Q: What do you want readers to take away from your stories?
Wilson-Carlyle: Hope. My memoir is a painful story, but it’s full of hope and encouragement. As readers navigate my story, I want them to walk away with hope for themselves as women.
Q: What’s the best writing advice anyone ever gave you?
Wilson-Carlyle: The best writing advice that I’ve ever gotten was from one of my professors. I remember visiting her office after reading my peers’ work. I sat with my professor and said, “Farrah, I don’t think I’m cut out for this. I don’t talk like this. I don’t use some of these words. My language isn’t pretty.” She looked at me and said, “your language doesn’t have to be anything but yours. Stick with who you are and stick with what you know. That’s what makes you, you. That’s what makes your words your truth, and that’s all that matters.” Our conversation was a huge breakthrough for me; it was almost like my writer’s block went away.
Q: How do you suggest new writers become better writers?
Wilson-Carlyle: Here’s what I say to people that want to write. Just get to the starting line, from there, the possibilities are endless. Getting to the starting line means you sit down, carve out space yourself, and just start writing as simple and as easy as that sounds. It’s one of the hardest things a beginning writer can do. Push fear out of the way and get to the starting line; from there, the possibilities are endless.
Q: What are you currently reading?
Wilson-Carlyle: I just finished reading Educated by Tara Westover and Untamed by Glennon Doyle.
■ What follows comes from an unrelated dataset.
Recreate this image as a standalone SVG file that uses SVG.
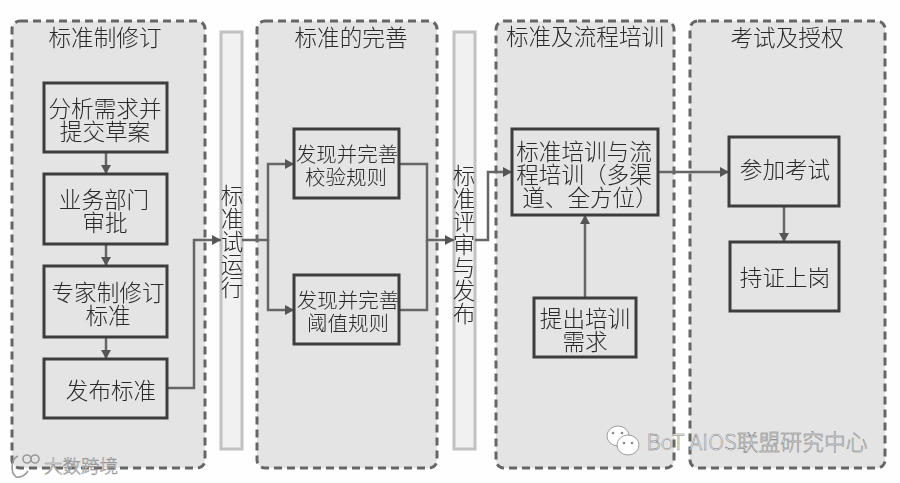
<svg xmlns="http://www.w3.org/2000/svg" width="900" height="483" viewBox="0 0 900 483">
<style>
text{font-family:"Noto Sans CJK SC","Noto Sans CJK JP",sans-serif;font-size:22.6px;font-weight:300;fill:#2a2a2a;text-anchor:middle}
.small{font-size:20.5px}
.panel{fill:#e4e4e4;stroke:#666;stroke-width:3;stroke-dasharray:8 5}
.bar{fill:#f1f1f1;stroke:#c2c2c2;stroke-width:3}
.box{fill:#e4e4e4;stroke:#3c3c3c;stroke-width:3}
.conn{fill:none;stroke:#666;stroke-width:2.5}
.wm{fill:#fff;stroke:#888;stroke-width:.8}
.wmd{fill:none;stroke:#999;stroke-width:1.6}
</style>
<defs>
<marker id="arrow" markerUnits="userSpaceOnUse" markerWidth="12" markerHeight="12" refX="10" refY="6" orient="auto"><path d="M1 1L10 6L1 11Z" fill="#555"/></marker>
<filter id="soft" x="-2%" y="-2%" width="104%" height="104%"><feGaussianBlur stdDeviation="0.45"/></filter>
</defs>
<rect width="900" height="483" fill="#fefefe"/>
<g filter="url(#soft)">
<g id="panel-revise"><rect class="panel" x="12" y="21" width="193" height="447" rx="8"/><text x="105" y="46">标准制修订</text></g>
<g id="panel-improve"><rect class="panel" x="257" y="21" width="180" height="447" rx="8"/><text x="351" y="46">标准的完善</text></g>
<g id="panel-train"><rect class="panel" x="496" y="21" width="178" height="447" rx="8"/><text x="585" y="45">标准及流程培训</text></g>
<g id="panel-exam"><rect class="panel" x="690" y="21" width="195" height="447" rx="8"/><text x="787" y="46">考试及授权</text></g>
<g id="bar-trial"><rect class="bar" x="221" y="32" width="21" height="417"/><text x="232" y="204">标<tspan x="232" dy="23">准</tspan><tspan x="232" dy="23">试</tspan><tspan x="232" dy="23">运</tspan><tspan x="232" dy="23">行</tspan></text></g>
<g id="bar-review"><rect class="bar" x="454" y="32" width="21" height="417"/><text x="464" y="184">标<tspan x="464" dy="23">准</tspan><tspan x="464" dy="23">评</tspan><tspan x="464" dy="23">审</tspan><tspan x="464" dy="23">与</tspan><tspan x="464" dy="23">发</tspan><tspan x="464" dy="23">布</tspan></text></g>
<g id="connectors">
<path class="conn" d="M106 152V174" marker-end="url(#arrow)"/>
<path class="conn" d="M106 244V266" marker-end="url(#arrow)"/>
<path class="conn" d="M106 337V359" marker-end="url(#arrow)"/>
<path class="conn" d="M167 388H194V240H221" marker-end="url(#arrow)"/>
<path class="conn" d="M242 240H268V164H294" marker-end="url(#arrow)"/>
<path class="conn" d="M268 240V310H294" marker-end="url(#arrow)"/>
<path class="conn" d="M399 164H427V240H454" marker-end="url(#arrow)"/>
<path class="conn" d="M399 310H427V240"/>
<path class="conn" d="M475 240H488V172H512" marker-end="url(#arrow)"/>
<path class="conn" d="M585 298V215" marker-end="url(#arrow)"/>
<path class="conn" d="M658 172H729" marker-end="url(#arrow)"/>
<path class="conn" d="M784 206V242" marker-end="url(#arrow)"/>
</g>
<g id="node-analyze"><rect class="box" x="44" y="83" width="123" height="69"/><text x="105" y="117">分析需求并<tspan x="105" dy="23">提交草案</tspan></text></g>
<g id="node-approve"><rect class="box" x="44" y="174" width="123" height="70"/><text x="104" y="208">业务部门<tspan x="105" dy="23">审批</tspan></text></g>
<g id="node-expert"><rect class="box" x="44" y="266" width="123" height="71"/><text x="108" y="301">专家制修订<tspan x="108" dy="23">标准</tspan></text></g>
<g id="node-publish"><rect class="box" x="44" y="359" width="123" height="59"/><text x="111" y="399">发布标准</text></g>
<g id="node-check"><rect class="box" x="294" y="129" width="105" height="69"/><text class="small" x="347" y="162">发现并完善<tspan x="346" dy="23">校验规则</tspan></text></g>
<g id="node-threshold"><rect class="box" x="294" y="275" width="105" height="69"/><text class="small" x="348" y="308">发现并完善<tspan x="348" dy="23">阈值规则</tspan></text></g>
<g id="node-training"><rect class="box" x="512" y="129" width="146" height="86"/><text x="584" y="160">标准培训与流<tspan x="584" dy="23">程培训（多渠</tspan><tspan x="590" dy="23">道、全方位）</tspan></text></g>
<g id="node-request"><rect class="box" x="534" y="298" width="102" height="59"/><text x="585" y="327">提出培训<tspan x="585" dy="23">需求</tspan></text></g>
<g id="node-exam"><rect class="box" x="729" y="137" width="110" height="69"/><text x="785" y="178">参加考试</text></g>
<g id="node-cert"><rect class="box" x="730" y="242" width="109" height="69"/><text x="785" y="286">持证上岗</text></g>
</g>
<g id="watermark-wechat">
<ellipse class="wm" cx="618" cy="436" rx="11" ry="10"/>
<ellipse class="wm" cx="628" cy="445" rx="11" ry="10"/>
<circle cx="613" cy="433" r="1.3" fill="#888"/><circle cx="622" cy="433" r="1.3" fill="#888"/><circle cx="624" cy="443" r="1.3" fill="#888"/><circle cx="632" cy="443" r="1.3" fill="#888"/>
<text x="757" y="450" style="font-size:21.8px;fill:#fff;stroke:#777;stroke-width:.5">BoT AIOS联盟研究中心</text>
</g>
<g id="watermark-brand">
<path class="wmd" d="M18 456C11 459 10 472 16 477C22 478 26 474 28 471"/>
<circle class="wmd" cx="27" cy="459" r="4"/><circle class="wmd" cx="35" cy="459" r="4"/>
<text x="81" y="473" style="font-size:18.5px;fill:#fff;stroke:#888;stroke-width:.5">大数跨境</text>
</g>
</svg>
Jill Carlyle is a fifty-one-year-old musician-turned-author. She has published a variety of articles and essays covering everything from family, to feminism, to the importance of the female voice. Jill is a graduate of the University of Central Florida with a Bachelor of Art in English Literature with a concentration in pedagogical Writing and Rhetoric, holds a double Master of Arts in English and Creative Nonfiction from Southern New Hampshire University, and is completing a Master’s Certificate in Women and Gender Studies from The University of Central Florida. Jill is a native of Florida and currently resides in Melbourne, Florida with her husband and three furbabies.